The two men also bought a van in which the child's bone fragments were later found and Cruise provided bags later found at the murder scene, one of which contained a drill.
There was no evidence that Cruise or Crosby were present when the murder took place, but Crosby was in contact by phone with Robbie Lawlor who returned to Dublin soon after the murder.
Both men today apologised for what happened with Cruise insisting he did not know the child was to be murdered.
In a victim impact statement, Keane Mulready-Woods' mother Elizabeth said while it was one of the hardest things to lose a child, to do so in "such an inhumane violent and barbaric death is totally shocking."
She said it was "one of the most brutal, traumatic murders in the history of Ireland" and she did not want any family or any human being to go through this.
She said she never thought the family would have to have two burials. "He was my baby, he had no chance to live his life, it was taken from him in a horrifying manner," she said.

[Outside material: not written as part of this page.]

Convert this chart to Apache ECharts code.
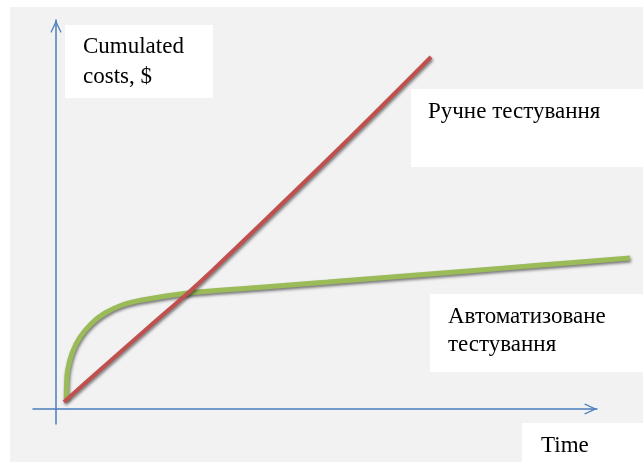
<!DOCTYPE html>
<html>
<head>
<meta charset="utf-8">
<script src="https://cdn.jsdelivr.net/npm/echarts@6/dist/echarts.min.js"></script>
<style>html,body{margin:0;padding:0;background:#fff;}#c{width:643px;height:468px;}</style>
</head>
<body>
<div id="c"></div>
<script>
// Manual testing (red): [time, cumulated cost]
var manualX = [1.48, 8.13, 17.38, 24.40, 29.02, 37.71, 48.80, 59.89, 69.32];
var manualY = [1.80, 10.03, 21.34, 29.82, 35.73, 47.30, 62.21, 77.38, 90.49];
// Automated testing (green)
var autoX = [1.9, 1.94, 2.16, 2.96, 4.44, 6.65, 9.06, 12.20, 15.90, 24.40, 37.34, 50.28, 63.22, 76.16, 89.09, 106.1];
var autoY = [2.6, 6.17, 10.03, 14.40, 18.51, 22.11, 24.68, 26.74, 28.02, 29.82, 31.23, 32.65, 34.09, 35.50, 36.94, 38.82];
var labelY = ['Cumulated', 'costs, $'];
var labelX = 'Time';
var labelManual = 'Ручне тестування';
var labelAuto = ['Автоматизоване', 'тестування'];

function pairs(xs, ys) { return xs.map(function (x, i) { return [x, ys[i]]; }); }

var chevron = 'path://M55,0 L110,118 L100,126 L55,30 L10,126 L0,118 Z';
var axisColor = '#4a7ebb';
var fontFam = 'Liberation Serif';
var fs = 23;

function txt(t, x, baseline) {
  return { type: 'text', z: 5, style: { text: t, x: x, y: baseline - 8, fill: '#000', fontSize: fs, fontFamily: fontFam, verticalAlign: 'middle', align: 'left' } };
}
function box(x, y, w, h) {
  return { type: 'rect', z: 1, shape: { x: x, y: y, width: w, height: h }, style: { fill: '#ffffff' } };
}
var axisLineStyle = { show: true, onZero: true, symbol: ['none', chevron], symbolSize: [11, 13], symbolOffset: [0, -6.5], lineStyle: { color: axisColor, width: 1.5 } };

var chart = echarts.init(document.getElementById('c'));
chart.setOption({
  animation: false,
  backgroundColor: '#ffffff',
  grid: [
    { left: 33, right: 46, top: 20, bottom: 44, containLabel: false },
    { left: 33, right: 3, top: 20, bottom: 44, containLabel: false }
  ],
  xAxis: [
    { gridIndex: 0, type: 'value', min: -4.25, max: 100, axisLine: axisLineStyle,
      axisTick: { show: false }, axisLabel: { show: false }, splitLine: { show: false } },
    { gridIndex: 1, type: 'value', min: -4.25, max: 107.95, show: false, splitLine: { show: false } }
  ],
  yAxis: [
    { gridIndex: 0, type: 'value', min: -3.85, max: 100, axisLine: axisLineStyle,
      axisTick: { show: false }, axisLabel: { show: false }, splitLine: { show: false } },
    { gridIndex: 1, type: 'value', min: -3.85, max: 100, show: false, splitLine: { show: false } }
  ],
  graphic: [
    { type: 'rect', z: -10, shape: { x: 10, y: 7, width: 633, height: 455 }, style: { fill: '#f2f2f2' } },
    box(65, 25, 148, 73),
    box(411, 89, 232, 78),
    box(430, 294, 213, 78),
    box(522, 423, 121, 39),
    txt(labelY[0], 83, 55),
    txt(labelY[1], 83, 85),
    txt(labelManual, 428, 120),
    txt(labelAuto[0], 448, 325),
    txt(labelAuto[1], 448, 353),
    txt(labelX, 541, 454)
  ],
  series: [
    {
      type: 'line', name: labelAuto.join(' '), xAxisIndex: 1, yAxisIndex: 1, data: pairs(autoX, autoY), symbol: 'none', smooth: 0.35, z: 3,
      lineStyle: { color: '#9bbb59', width: 5, shadowColor: 'rgba(0,0,0,0.5)', shadowBlur: 3, shadowOffsetX: 1, shadowOffsetY: 2 }
    },
    {
      type: 'line', name: labelManual, xAxisIndex: 1, yAxisIndex: 1, data: pairs(manualX, manualY), symbol: 'none', smooth: 0.3, z: 4,
      lineStyle: { color: '#c0504d', width: 4, shadowColor: 'rgba(0,0,0,0.5)', shadowBlur: 3, shadowOffsetX: 1, shadowOffsetY: 2 }
    }
  ]
});
</script>
</body>
</html>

"It will be us visiting his grave (on his 21st birthday) with balloons and cake. I battle myself, I couldn't protect him, the pain, nightmares, you don't get over it, you don’t move on, period."
She also described the impact Keane’s death had on her other two children, the fear, the extreme anxiety and the mental torture. She said it was distressing to read and hear the detail in the media.
"Some of the reporting was upsetting," she said, "it was my child they were speaking about, that crushed me."